## Aim:
Copy the data exactly; pictures stay out of the copy.

## Stored data:
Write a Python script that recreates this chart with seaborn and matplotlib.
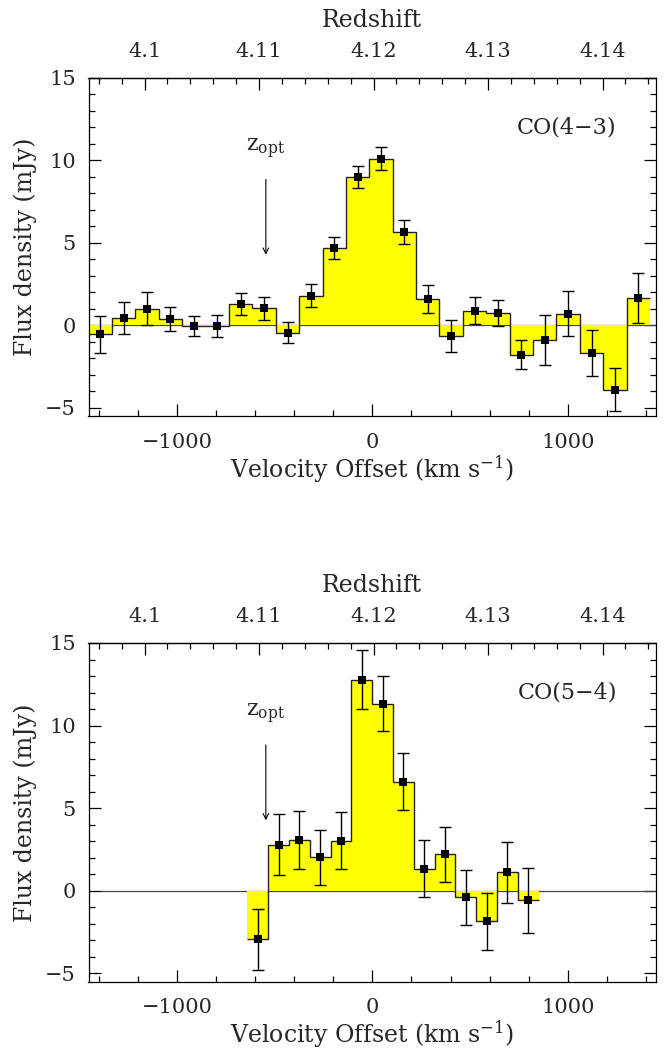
import numpy as np
import matplotlib
matplotlib.use("Agg")
import matplotlib.pyplot as plt
import seaborn as sns
from matplotlib.ticker import MultipleLocator, FixedLocator

# ---------------- data ----------------
# CO(4-3): channel centres (km/s), flux (mJy), 1-sigma errors
v43 = [-1392, -1272, -1153, -1033, -913, -794, -674, -554, -434, -315,
       -195, -75, 44, 164, 283, 403, 523, 642, 762, 882,
       1001, 1121, 1241, 1360]
f43 = [-0.56, 0.44, 0.99, 0.38, -0.04, -0.04, 1.29, 1.03, -0.46, 1.79,
       4.67, 8.96, 10.10, 5.64, 1.59, -0.64, 0.89, 0.74, -1.79, -0.89,
       0.70, -1.67, -3.90, 1.65]
e43 = [1.14, 0.98, 1.00, 0.70, 0.62, 0.66, 0.65, 0.70, 0.64, 0.69,
       0.68, 0.66, 0.72, 0.72, 0.82, 0.97, 0.82, 0.78, 0.87, 1.54,
       1.38, 1.41, 1.31, 1.50]

# CO(5-4)
v54 = [-586, -480, -373, -267, -160, -54, 52, 159, 265, 372,
       478, 585, 691, 798]
f54 = [-2.94, 2.80, 3.10, 2.02, 3.04, 12.78, 11.33, 6.61, 1.35, 2.20,
       -0.38, -1.85, 1.11, -0.58]
e54 = [1.83, 1.82, 1.75, 1.69, 1.71, 1.78, 1.65, 1.74, 1.72, 1.69,
       1.66, 1.73, 1.85, 1.98]

line_names = ["CO(4\u22123)", "CO(5\u22124)"]
v_opt = -545
z_sys = 4.1199
z_ticks = [4.10, 4.11, 4.12, 4.13, 4.14]
z_labels = ["4.1", "4.11", "4.12", "4.13", "4.14"]
C_KMS = 299792.458

# ---------------- style ----------------
sns.set_theme(style="ticks")
plt.rcParams["font.family"] = ["DejaVu Serif"]
plt.rcParams["mathtext.fontset"] = "dejavuserif"
FS_TICK = 15
FS_LAB = 17
FS_TXT = 16

fig = plt.figure(figsize=(6.66, 10.51), dpi=100)
W, H = 666, 1051
axes = [fig.add_axes([88.5 / W, 1 - 416 / H, 567 / W, (416 - 77.7) / H]),
        fig.add_axes([88.5 / W, 1 - 981.7 / H, 567 / W, (981.7 - 643) / H])]


def v2z(v):
    return z_sys + np.asarray(v) * (1 + z_sys) / C_KMS


def z2v(z):
    return (np.asarray(z) - z_sys) * C_KMS / (1 + z_sys)


MAJ, MIN = 8.5, 4.5
for ax, v, f, e, name in zip(axes, [v43, v54], [f43, f54], [e43, e54], line_names):
    v = np.asarray(v, float)
    f = np.asarray(f, float)
    e = np.asarray(e, float)
    width = np.mean(np.diff(v))
    edges = np.concatenate([v - width / 2, [v[-1] + width / 2]])

    ax.hlines(0, -1395, 1452, color="#444444", lw=0.9, zorder=1)
    ax.stairs(f, edges, baseline=0, fill=True, color="#ffff00", zorder=2)
    ax.stairs(f, edges, baseline=None, color="#222222", lw=1.0, zorder=3)
    ax.errorbar(v, f, yerr=e, fmt="none", ecolor="black", elinewidth=1.0,
                capsize=4.5, capthick=1.0, zorder=4)
    sns.scatterplot(x=v, y=f, ax=ax, marker="s", s=32, color="black",
                    edgecolor="black", linewidth=0, zorder=5)

    ax.set_xlim(-1452, 1448)
    ax.set_ylim(-5.5, 15)
    ax.xaxis.set_major_locator(MultipleLocator(1000))
    ax.xaxis.set_minor_locator(MultipleLocator(200))
    ax.yaxis.set_major_locator(MultipleLocator(5))
    ax.yaxis.set_minor_locator(MultipleLocator(1))
    ax.tick_params(which="both", direction="in", top=False, right=True,
                   color="black", labelsize=FS_TICK)
    ax.tick_params(axis="x", pad=12)
    ax.tick_params(axis="y", pad=9)
    ax.tick_params(which="major", length=MAJ, width=0.9)
    ax.tick_params(which="minor", length=MIN, width=0.9)
    ax.set_xticks([-1000, 0, 1000])
    ax.set_xticklabels(["\u22121000", "0", "1000"])
    ax.set_yticks([-5, 0, 5, 10, 15])
    ax.set_yticklabels(["\u22125", "0", "5", "10", "15"])
    for sp in ax.spines.values():
        sp.set_color("black")
        sp.set_linewidth(0.9)

    ax.set_xlabel("Velocity Offset (km s$^{-1}$)", fontsize=FS_LAB, labelpad=1)
    ax.set_ylabel("Flux density (mJy)", fontsize=FS_LAB, labelpad=6)

    sec = ax.secondary_xaxis("top", functions=(v2z, z2v))
    sec.xaxis.set_major_locator(FixedLocator(z_ticks))
    sec.xaxis.set_minor_locator(MultipleLocator(0.002))
    sec.set_xticklabels(z_labels)
    sec.tick_params(which="both", direction="in", labelsize=FS_TICK, pad=12,
                    color="black")
    sec.tick_params(which="major", length=MAJ, width=0.9)
    sec.tick_params(which="minor", length=MIN, width=0.9)
    sec.spines["top"].set_linewidth(0.9)
    sec.set_xlabel("Redshift", fontsize=FS_LAB, labelpad=11)

    ax.text(1250, 12.0, name, ha="right", va="center", fontsize=FS_TXT)
    ax.annotate("", xy=(v_opt, 4.1), xytext=(v_opt, 9.0),
                arrowprops=dict(arrowstyle="->", color="black", lw=0.8,
                                mutation_scale=10))
    ax.text(v_opt, 10.7, "z$_{\\rm opt}$", ha="center", va="center", fontsize=FS_TXT)

fig.savefig("out.png", dpi=100)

## Complete answer:
Write a Python script that recreates this chart with seaborn and matplotlib.
import numpy as np
import matplotlib
matplotlib.use("Agg")
import matplotlib.pyplot as plt
import seaborn as sns
from matplotlib.ticker import MultipleLocator, FixedLocator

# ---------------- data ----------------
# CO(4-3): channel centres (km/s), flux (mJy), 1-sigma errors
v43 = [-1392, -1272, -1153, -1033, -913, -794, -674, -554, -434, -315,
       -195, -75, 44, 164, 283, 403, 523, 642, 762, 882,
       1001, 1121, 1241, 1360]
f43 = [-0.56, 0.44, 0.99, 0.38, -0.04, -0.04, 1.29, 1.03, -0.46, 1.79,
       4.67, 8.96, 10.10, 5.64, 1.59, -0.64, 0.89, 0.74, -1.79, -0.89,
       0.70, -1.67, -3.90, 1.65]
e43 = [1.14, 0.98, 1.00, 0.70, 0.62, 0.66, 0.65, 0.70, 0.64, 0.69,
       0.68, 0.66, 0.72, 0.72, 0.82, 0.97, 0.82, 0.78, 0.87, 1.54,
       1.38, 1.41, 1.31, 1.50]

# CO(5-4)
v54 = [-586, -480, -373, -267, -160, -54, 52, 159, 265, 372,
       478, 585, 691, 798]
f54 = [-2.94, 2.80, 3.10, 2.02, 3.04, 12.78, 11.33, 6.61, 1.35, 2.20,
       -0.38, -1.85, 1.11, -0.58]
e54 = [1.83, 1.82, 1.75, 1.69, 1.71, 1.78, 1.65, 1.74, 1.72, 1.69,
       1.66, 1.73, 1.85, 1.98]

line_names = ["CO(4\u22123)", "CO(5\u22124)"]
v_opt = -545
z_sys = 4.1199
z_ticks = [4.10, 4.11, 4.12, 4.13, 4.14]
z_labels = ["4.1", "4.11", "4.12", "4.13", "4.14"]
C_KMS = 299792.458

# ---------------- style ----------------
sns.set_theme(style="ticks")
plt.rcParams["font.family"] = ["DejaVu Serif"]
plt.rcParams["mathtext.fontset"] = "dejavuserif"
FS_TICK = 15
FS_LAB = 17
FS_TXT = 16

fig = plt.figure(figsize=(6.66, 10.51), dpi=100)
W, H = 666, 1051
axes = [fig.add_axes([88.5 / W, 1 - 416 / H, 567 / W, (416 - 77.7) / H]),
        fig.add_axes([88.5 / W, 1 - 981.7 / H, 567 / W, (981.7 - 643) / H])]


def v2z(v):
    return z_sys + np.asarray(v) * (1 + z_sys) / C_KMS


def z2v(z):
    return (np.asarray(z) - z_sys) * C_KMS / (1 + z_sys)


MAJ, MIN = 8.5, 4.5
for ax, v, f, e, name in zip(axes, [v43, v54], [f43, f54], [e43, e54], line_names):
    v = np.asarray(v, float)
    f = np.asarray(f, float)
    e = np.asarray(e, float)
    width = np.mean(np.diff(v))
    edges = np.concatenate([v - width / 2, [v[-1] + width / 2]])

    ax.hlines(0, -1395, 1452, color="#444444", lw=0.9, zorder=1)
    ax.stairs(f, edges, baseline=0, fill=True, color="#ffff00", zorder=2)
    ax.stairs(f, edges, baseline=None, color="#222222", lw=1.0, zorder=3)
    ax.errorbar(v, f, yerr=e, fmt="none", ecolor="black", elinewidth=1.0,
                capsize=4.5, capthick=1.0, zorder=4)
    sns.scatterplot(x=v, y=f, ax=ax, marker="s", s=32, color="black",
                    edgecolor="black", linewidth=0, zorder=5)

    ax.set_xlim(-1452, 1448)
    ax.set_ylim(-5.5, 15)
    ax.xaxis.set_major_locator(MultipleLocator(1000))
    ax.xaxis.set_minor_locator(MultipleLocator(200))
    ax.yaxis.set_major_locator(MultipleLocator(5))
    ax.yaxis.set_minor_locator(MultipleLocator(1))
    ax.tick_params(which="both", direction="in", top=False, right=True,
                   color="black", labelsize=FS_TICK)
    ax.tick_params(axis="x", pad=12)
    ax.tick_params(axis="y", pad=9)
    ax.tick_params(which="major", length=MAJ, width=0.9)
    ax.tick_params(which="minor", length=MIN, width=0.9)
    ax.set_xticks([-1000, 0, 1000])
    ax.set_xticklabels(["\u22121000", "0", "1000"])
    ax.set_yticks([-5, 0, 5, 10, 15])
    ax.set_yticklabels(["\u22125", "0", "5", "10", "15"])
    for sp in ax.spines.values():
        sp.set_color("black")
        sp.set_linewidth(0.9)

    ax.set_xlabel("Velocity Offset (km s$^{-1}$)", fontsize=FS_LAB, labelpad=1)
    ax.set_ylabel("Flux density (mJy)", fontsize=FS_LAB, labelpad=6)

    sec = ax.secondary_xaxis("top", functions=(v2z, z2v))
    sec.xaxis.set_major_locator(FixedLocator(z_ticks))
    sec.xaxis.set_minor_locator(MultipleLocator(0.002))
    sec.set_xticklabels(z_labels)
    sec.tick_params(which="both", direction="in", labelsize=FS_TICK, pad=12,
                    color="black")
    sec.tick_params(which="major", length=MAJ, width=0.9)
    sec.tick_params(which="minor", length=MIN, width=0.9)
    sec.spines["top"].set_linewidth(0.9)
    sec.set_xlabel("Redshift", fontsize=FS_LAB, labelpad=11)

    ax.text(1250, 12.0, name, ha="right", va="center", fontsize=FS_TXT)
    ax.annotate("", xy=(v_opt, 4.1), xytext=(v_opt, 9.0),
                arrowprops=dict(arrowstyle="->", color="black", lw=0.8,
                                mutation_scale=10))
    ax.text(v_opt, 10.7, "z$_{\\rm opt}$", ha="center", va="center", fontsize=FS_TXT)

fig.savefig("out.png", dpi=100)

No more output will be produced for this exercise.